Transcribe the listing verbatim. Do not carry over any pictures.
## Begin Stored data
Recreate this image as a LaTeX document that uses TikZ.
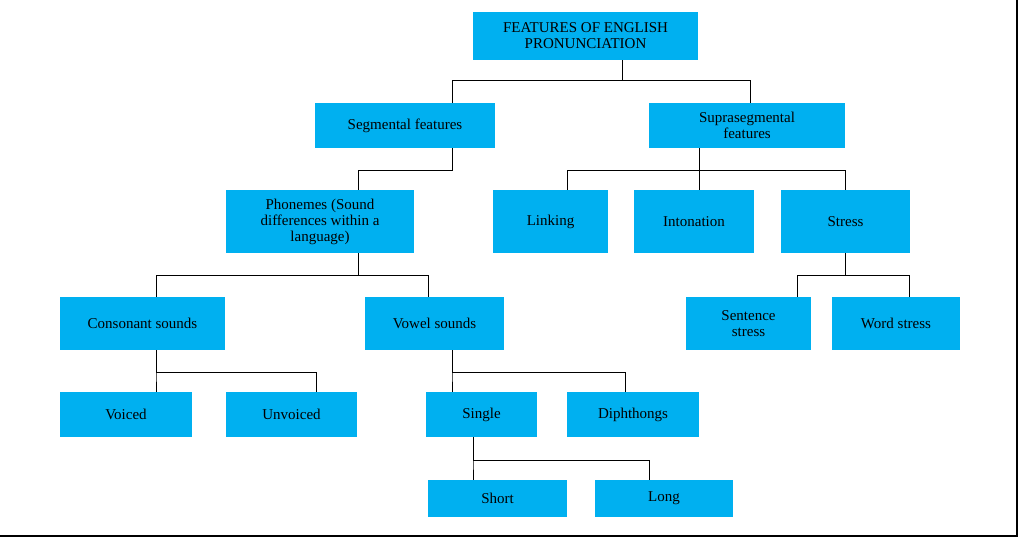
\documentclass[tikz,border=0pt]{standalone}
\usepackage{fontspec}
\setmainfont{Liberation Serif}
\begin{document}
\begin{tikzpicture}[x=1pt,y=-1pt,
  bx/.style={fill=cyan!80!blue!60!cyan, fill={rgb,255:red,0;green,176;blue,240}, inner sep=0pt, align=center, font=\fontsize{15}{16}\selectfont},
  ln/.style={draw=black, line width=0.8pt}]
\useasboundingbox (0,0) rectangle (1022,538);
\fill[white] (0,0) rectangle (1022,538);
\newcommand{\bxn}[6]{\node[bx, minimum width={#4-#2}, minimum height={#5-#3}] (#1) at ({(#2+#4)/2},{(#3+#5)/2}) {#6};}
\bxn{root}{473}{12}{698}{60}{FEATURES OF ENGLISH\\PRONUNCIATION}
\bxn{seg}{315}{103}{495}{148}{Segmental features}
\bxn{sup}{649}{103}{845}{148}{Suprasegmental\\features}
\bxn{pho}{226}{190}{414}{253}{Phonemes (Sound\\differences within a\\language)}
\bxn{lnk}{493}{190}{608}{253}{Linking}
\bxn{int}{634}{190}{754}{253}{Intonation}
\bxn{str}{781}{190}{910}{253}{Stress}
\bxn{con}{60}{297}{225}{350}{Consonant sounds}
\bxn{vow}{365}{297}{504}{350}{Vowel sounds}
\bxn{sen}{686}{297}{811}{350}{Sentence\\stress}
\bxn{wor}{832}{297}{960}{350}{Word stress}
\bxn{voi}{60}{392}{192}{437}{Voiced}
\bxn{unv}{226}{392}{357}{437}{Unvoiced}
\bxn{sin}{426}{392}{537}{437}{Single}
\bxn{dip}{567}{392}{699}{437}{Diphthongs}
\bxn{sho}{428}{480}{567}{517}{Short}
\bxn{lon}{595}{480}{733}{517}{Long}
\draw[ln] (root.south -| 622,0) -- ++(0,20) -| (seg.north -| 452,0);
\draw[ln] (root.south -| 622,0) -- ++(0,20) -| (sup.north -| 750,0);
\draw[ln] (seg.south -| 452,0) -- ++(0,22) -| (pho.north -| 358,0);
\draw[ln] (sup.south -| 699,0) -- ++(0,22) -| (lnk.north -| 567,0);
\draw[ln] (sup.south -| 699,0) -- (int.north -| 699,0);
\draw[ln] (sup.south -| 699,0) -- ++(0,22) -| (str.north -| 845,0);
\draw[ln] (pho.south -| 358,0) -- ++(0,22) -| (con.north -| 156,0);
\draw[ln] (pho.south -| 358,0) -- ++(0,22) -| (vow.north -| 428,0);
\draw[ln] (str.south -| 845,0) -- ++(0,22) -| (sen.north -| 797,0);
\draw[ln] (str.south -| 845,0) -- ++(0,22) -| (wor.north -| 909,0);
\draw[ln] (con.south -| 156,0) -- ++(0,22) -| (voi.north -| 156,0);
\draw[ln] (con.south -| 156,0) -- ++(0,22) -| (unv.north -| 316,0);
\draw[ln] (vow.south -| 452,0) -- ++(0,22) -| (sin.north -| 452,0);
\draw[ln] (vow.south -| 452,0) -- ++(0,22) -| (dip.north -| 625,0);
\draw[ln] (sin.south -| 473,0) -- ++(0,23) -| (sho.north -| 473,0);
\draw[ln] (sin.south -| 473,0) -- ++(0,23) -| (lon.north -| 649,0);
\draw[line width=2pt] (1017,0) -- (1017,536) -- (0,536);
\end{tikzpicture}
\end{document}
## End Stored data
• _Complete output_:
Recreate this image as a LaTeX document that uses TikZ.
\documentclass[tikz,border=0pt]{standalone}
\usepackage{fontspec}
\setmainfont{Liberation Serif}
\begin{document}
\begin{tikzpicture}[x=1pt,y=-1pt,
  bx/.style={fill=cyan!80!blue!60!cyan, fill={rgb,255:red,0;green,176;blue,240}, inner sep=0pt, align=center, font=\fontsize{15}{16}\selectfont},
  ln/.style={draw=black, line width=0.8pt}]
\useasboundingbox (0,0) rectangle (1022,538);
\fill[white] (0,0) rectangle (1022,538);
\newcommand{\bxn}[6]{\node[bx, minimum width={#4-#2}, minimum height={#5-#3}] (#1) at ({(#2+#4)/2},{(#3+#5)/2}) {#6};}
\bxn{root}{473}{12}{698}{60}{FEATURES OF ENGLISH\\PRONUNCIATION}
\bxn{seg}{315}{103}{495}{148}{Segmental features}
\bxn{sup}{649}{103}{845}{148}{Suprasegmental\\features}
\bxn{pho}{226}{190}{414}{253}{Phonemes (Sound\\differences within a\\language)}
\bxn{lnk}{493}{190}{608}{253}{Linking}
\bxn{int}{634}{190}{754}{253}{Intonation}
\bxn{str}{781}{190}{910}{253}{Stress}
\bxn{con}{60}{297}{225}{350}{Consonant sounds}
\bxn{vow}{365}{297}{504}{350}{Vowel sounds}
\bxn{sen}{686}{297}{811}{350}{Sentence\\stress}
\bxn{wor}{832}{297}{960}{350}{Word stress}
\bxn{voi}{60}{392}{192}{437}{Voiced}
\bxn{unv}{226}{392}{357}{437}{Unvoiced}
\bxn{sin}{426}{392}{537}{437}{Single}
\bxn{dip}{567}{392}{699}{437}{Diphthongs}
\bxn{sho}{428}{480}{567}{517}{Short}
\bxn{lon}{595}{480}{733}{517}{Long}
\draw[ln] (root.south -| 622,0) -- ++(0,20) -| (seg.north -| 452,0);
\draw[ln] (root.south -| 622,0) -- ++(0,20) -| (sup.north -| 750,0);
\draw[ln] (seg.south -| 452,0) -- ++(0,22) -| (pho.north -| 358,0);
\draw[ln] (sup.south -| 699,0) -- ++(0,22) -| (lnk.north -| 567,0);
\draw[ln] (sup.south -| 699,0) -- (int.north -| 699,0);
\draw[ln] (sup.south -| 699,0) -- ++(0,22) -| (str.north -| 845,0);
\draw[ln] (pho.south -| 358,0) -- ++(0,22) -| (con.north -| 156,0);
\draw[ln] (pho.south -| 358,0) -- ++(0,22) -| (vow.north -| 428,0);
\draw[ln] (str.south -| 845,0) -- ++(0,22) -| (sen.north -| 797,0);
\draw[ln] (str.south -| 845,0) -- ++(0,22) -| (wor.north -| 909,0);
\draw[ln] (con.south -| 156,0) -- ++(0,22) -| (voi.north -| 156,0);
\draw[ln] (con.south -| 156,0) -- ++(0,22) -| (unv.north -| 316,0);
\draw[ln] (vow.south -| 452,0) -- ++(0,22) -| (sin.north -| 452,0);
\draw[ln] (vow.south -| 452,0) -- ++(0,22) -| (dip.north -| 625,0);
\draw[ln] (sin.south -| 473,0) -- ++(0,23) -| (sho.north -| 473,0);
\draw[ln] (sin.south -| 473,0) -- ++(0,23) -| (lon.north -| 649,0);
\draw[line width=2pt] (1017,0) -- (1017,536) -- (0,536);
\end{tikzpicture}
\end{document}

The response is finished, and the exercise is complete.